(Provided data):
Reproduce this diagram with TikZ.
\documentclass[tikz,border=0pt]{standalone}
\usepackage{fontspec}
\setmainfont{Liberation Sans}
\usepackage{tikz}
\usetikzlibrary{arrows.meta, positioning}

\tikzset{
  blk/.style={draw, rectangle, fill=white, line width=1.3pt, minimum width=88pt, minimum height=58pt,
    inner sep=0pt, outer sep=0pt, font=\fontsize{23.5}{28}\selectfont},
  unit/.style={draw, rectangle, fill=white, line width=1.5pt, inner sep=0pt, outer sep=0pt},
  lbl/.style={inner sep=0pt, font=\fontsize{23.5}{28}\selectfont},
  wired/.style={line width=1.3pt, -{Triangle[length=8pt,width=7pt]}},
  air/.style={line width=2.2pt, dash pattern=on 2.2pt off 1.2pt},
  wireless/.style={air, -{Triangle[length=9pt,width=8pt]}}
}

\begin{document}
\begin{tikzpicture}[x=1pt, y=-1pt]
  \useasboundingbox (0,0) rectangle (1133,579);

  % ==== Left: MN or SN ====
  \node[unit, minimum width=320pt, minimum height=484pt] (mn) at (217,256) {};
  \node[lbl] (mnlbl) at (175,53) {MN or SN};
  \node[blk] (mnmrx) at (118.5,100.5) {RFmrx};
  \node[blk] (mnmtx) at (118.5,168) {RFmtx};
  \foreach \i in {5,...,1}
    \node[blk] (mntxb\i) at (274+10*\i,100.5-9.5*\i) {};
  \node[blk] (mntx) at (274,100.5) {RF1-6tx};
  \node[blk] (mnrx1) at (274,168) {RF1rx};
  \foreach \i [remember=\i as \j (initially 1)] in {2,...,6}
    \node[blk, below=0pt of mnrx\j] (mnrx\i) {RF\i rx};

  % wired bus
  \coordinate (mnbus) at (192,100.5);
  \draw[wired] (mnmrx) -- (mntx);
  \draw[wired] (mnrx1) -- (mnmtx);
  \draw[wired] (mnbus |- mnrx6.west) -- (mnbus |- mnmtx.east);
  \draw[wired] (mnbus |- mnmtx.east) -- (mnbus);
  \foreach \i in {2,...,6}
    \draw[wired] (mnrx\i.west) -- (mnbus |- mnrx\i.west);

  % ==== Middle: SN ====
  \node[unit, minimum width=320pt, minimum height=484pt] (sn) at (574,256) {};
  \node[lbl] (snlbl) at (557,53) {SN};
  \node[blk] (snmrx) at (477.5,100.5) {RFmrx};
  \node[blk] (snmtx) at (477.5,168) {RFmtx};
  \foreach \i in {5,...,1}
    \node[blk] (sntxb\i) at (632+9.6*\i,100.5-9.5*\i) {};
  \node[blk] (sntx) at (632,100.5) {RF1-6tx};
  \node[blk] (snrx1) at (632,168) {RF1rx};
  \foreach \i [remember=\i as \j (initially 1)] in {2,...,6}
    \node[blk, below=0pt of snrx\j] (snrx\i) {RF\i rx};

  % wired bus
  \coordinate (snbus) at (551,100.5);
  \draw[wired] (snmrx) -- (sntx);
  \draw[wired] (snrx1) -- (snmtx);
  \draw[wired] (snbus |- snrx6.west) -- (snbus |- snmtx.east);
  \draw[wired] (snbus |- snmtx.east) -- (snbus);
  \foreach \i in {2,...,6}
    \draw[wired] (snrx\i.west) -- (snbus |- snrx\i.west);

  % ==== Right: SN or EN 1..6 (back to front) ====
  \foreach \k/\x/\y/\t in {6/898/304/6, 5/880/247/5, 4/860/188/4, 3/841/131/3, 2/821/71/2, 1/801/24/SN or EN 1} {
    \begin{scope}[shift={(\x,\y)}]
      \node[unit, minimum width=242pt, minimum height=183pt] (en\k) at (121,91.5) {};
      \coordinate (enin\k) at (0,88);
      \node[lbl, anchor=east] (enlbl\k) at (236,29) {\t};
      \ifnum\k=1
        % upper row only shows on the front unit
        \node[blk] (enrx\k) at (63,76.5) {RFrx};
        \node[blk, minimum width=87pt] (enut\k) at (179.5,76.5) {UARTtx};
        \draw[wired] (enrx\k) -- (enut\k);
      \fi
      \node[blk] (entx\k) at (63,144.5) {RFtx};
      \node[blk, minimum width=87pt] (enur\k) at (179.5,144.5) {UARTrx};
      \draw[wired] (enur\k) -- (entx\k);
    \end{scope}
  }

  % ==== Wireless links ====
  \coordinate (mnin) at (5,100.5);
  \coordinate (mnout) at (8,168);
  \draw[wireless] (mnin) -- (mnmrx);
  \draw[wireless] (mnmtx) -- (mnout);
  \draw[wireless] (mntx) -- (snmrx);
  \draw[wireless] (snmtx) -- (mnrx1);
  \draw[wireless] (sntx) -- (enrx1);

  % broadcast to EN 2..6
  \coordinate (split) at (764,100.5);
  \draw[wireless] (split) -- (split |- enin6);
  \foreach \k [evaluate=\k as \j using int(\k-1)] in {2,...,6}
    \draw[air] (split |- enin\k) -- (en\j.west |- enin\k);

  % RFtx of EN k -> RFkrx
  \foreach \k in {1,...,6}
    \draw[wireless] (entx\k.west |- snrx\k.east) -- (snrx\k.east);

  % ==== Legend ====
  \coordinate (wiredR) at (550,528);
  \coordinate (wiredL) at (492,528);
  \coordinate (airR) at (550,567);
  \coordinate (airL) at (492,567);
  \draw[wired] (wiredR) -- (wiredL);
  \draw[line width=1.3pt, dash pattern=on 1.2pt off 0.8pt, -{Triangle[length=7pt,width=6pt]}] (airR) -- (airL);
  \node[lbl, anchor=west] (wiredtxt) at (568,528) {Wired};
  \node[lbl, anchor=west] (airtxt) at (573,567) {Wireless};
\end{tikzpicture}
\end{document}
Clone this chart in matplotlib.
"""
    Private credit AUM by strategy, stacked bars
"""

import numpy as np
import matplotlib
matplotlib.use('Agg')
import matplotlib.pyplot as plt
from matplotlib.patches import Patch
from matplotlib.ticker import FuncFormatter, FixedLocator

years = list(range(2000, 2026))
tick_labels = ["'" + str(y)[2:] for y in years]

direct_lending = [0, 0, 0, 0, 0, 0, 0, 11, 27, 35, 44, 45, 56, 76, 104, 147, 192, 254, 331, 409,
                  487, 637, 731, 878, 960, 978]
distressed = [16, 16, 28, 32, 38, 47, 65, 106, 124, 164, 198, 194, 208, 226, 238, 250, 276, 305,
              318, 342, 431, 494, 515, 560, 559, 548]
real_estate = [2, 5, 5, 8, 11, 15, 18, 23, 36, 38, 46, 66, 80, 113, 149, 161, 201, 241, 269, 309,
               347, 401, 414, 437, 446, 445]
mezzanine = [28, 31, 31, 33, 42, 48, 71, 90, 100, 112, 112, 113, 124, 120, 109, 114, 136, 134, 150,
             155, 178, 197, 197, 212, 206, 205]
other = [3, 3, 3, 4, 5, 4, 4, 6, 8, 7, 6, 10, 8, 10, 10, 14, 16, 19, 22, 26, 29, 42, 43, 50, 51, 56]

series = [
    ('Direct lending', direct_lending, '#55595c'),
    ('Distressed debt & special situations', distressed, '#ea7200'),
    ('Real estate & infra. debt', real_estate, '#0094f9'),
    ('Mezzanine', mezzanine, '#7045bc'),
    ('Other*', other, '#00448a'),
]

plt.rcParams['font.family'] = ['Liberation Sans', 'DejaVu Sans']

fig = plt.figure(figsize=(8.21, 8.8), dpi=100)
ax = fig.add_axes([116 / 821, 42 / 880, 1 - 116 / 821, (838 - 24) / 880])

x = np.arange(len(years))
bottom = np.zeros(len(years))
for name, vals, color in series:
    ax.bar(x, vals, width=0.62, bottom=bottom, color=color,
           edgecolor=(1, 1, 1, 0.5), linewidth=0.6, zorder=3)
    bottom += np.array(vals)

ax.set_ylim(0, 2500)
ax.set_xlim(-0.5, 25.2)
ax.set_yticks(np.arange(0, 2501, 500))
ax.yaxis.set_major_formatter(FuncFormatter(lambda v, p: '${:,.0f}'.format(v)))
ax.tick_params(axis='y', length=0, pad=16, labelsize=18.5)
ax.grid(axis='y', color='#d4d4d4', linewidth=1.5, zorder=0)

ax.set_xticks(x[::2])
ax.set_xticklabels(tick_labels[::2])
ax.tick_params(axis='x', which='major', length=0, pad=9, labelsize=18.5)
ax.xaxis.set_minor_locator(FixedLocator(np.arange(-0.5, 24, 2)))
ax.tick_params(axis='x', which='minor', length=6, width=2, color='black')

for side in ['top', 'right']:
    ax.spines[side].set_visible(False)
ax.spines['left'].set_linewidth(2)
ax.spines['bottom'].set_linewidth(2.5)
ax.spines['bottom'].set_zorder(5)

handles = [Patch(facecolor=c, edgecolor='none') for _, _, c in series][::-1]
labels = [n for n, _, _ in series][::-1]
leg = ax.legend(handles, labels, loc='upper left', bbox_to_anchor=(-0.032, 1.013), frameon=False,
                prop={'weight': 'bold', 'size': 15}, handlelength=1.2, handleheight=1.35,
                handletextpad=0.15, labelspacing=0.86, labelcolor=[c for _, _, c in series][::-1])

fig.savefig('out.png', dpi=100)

(Short task):
Reproduce verbatim the lines above, from the line with "Clone this chart in matplotlib." through the line with "50, 51, 56]".

(Reply to the exercise):
Clone this chart in matplotlib.
"""
    Private credit AUM by strategy, stacked bars
"""

import numpy as np
import matplotlib
matplotlib.use('Agg')
import matplotlib.pyplot as plt
from matplotlib.patches import Patch
from matplotlib.ticker import FuncFormatter, FixedLocator

years = list(range(2000, 2026))
tick_labels = ["'" + str(y)[2:] for y in years]

direct_lending = [0, 0, 0, 0, 0, 0, 0, 11, 27, 35, 44, 45, 56, 76, 104, 147, 192, 254, 331, 409,
                  487, 637, 731, 878, 960, 978]
distressed = [16, 16, 28, 32, 38, 47, 65, 106, 124, 164, 198, 194, 208, 226, 238, 250, 276, 305,
              318, 342, 431, 494, 515, 560, 559, 548]
real_estate = [2, 5, 5, 8, 11, 15, 18, 23, 36, 38, 46, 66, 80, 113, 149, 161, 201, 241, 269, 309,
               347, 401, 414, 437, 446, 445]
mezzanine = [28, 31, 31, 33, 42, 48, 71, 90, 100, 112, 112, 113, 124, 120, 109, 114, 136, 134, 150,
             155, 178, 197, 197, 212, 206, 205]
other = [3, 3, 3, 4, 5, 4, 4, 6, 8, 7, 6, 10, 8, 10, 10, 14, 16, 19, 22, 26, 29, 42, 43, 50, 51, 56]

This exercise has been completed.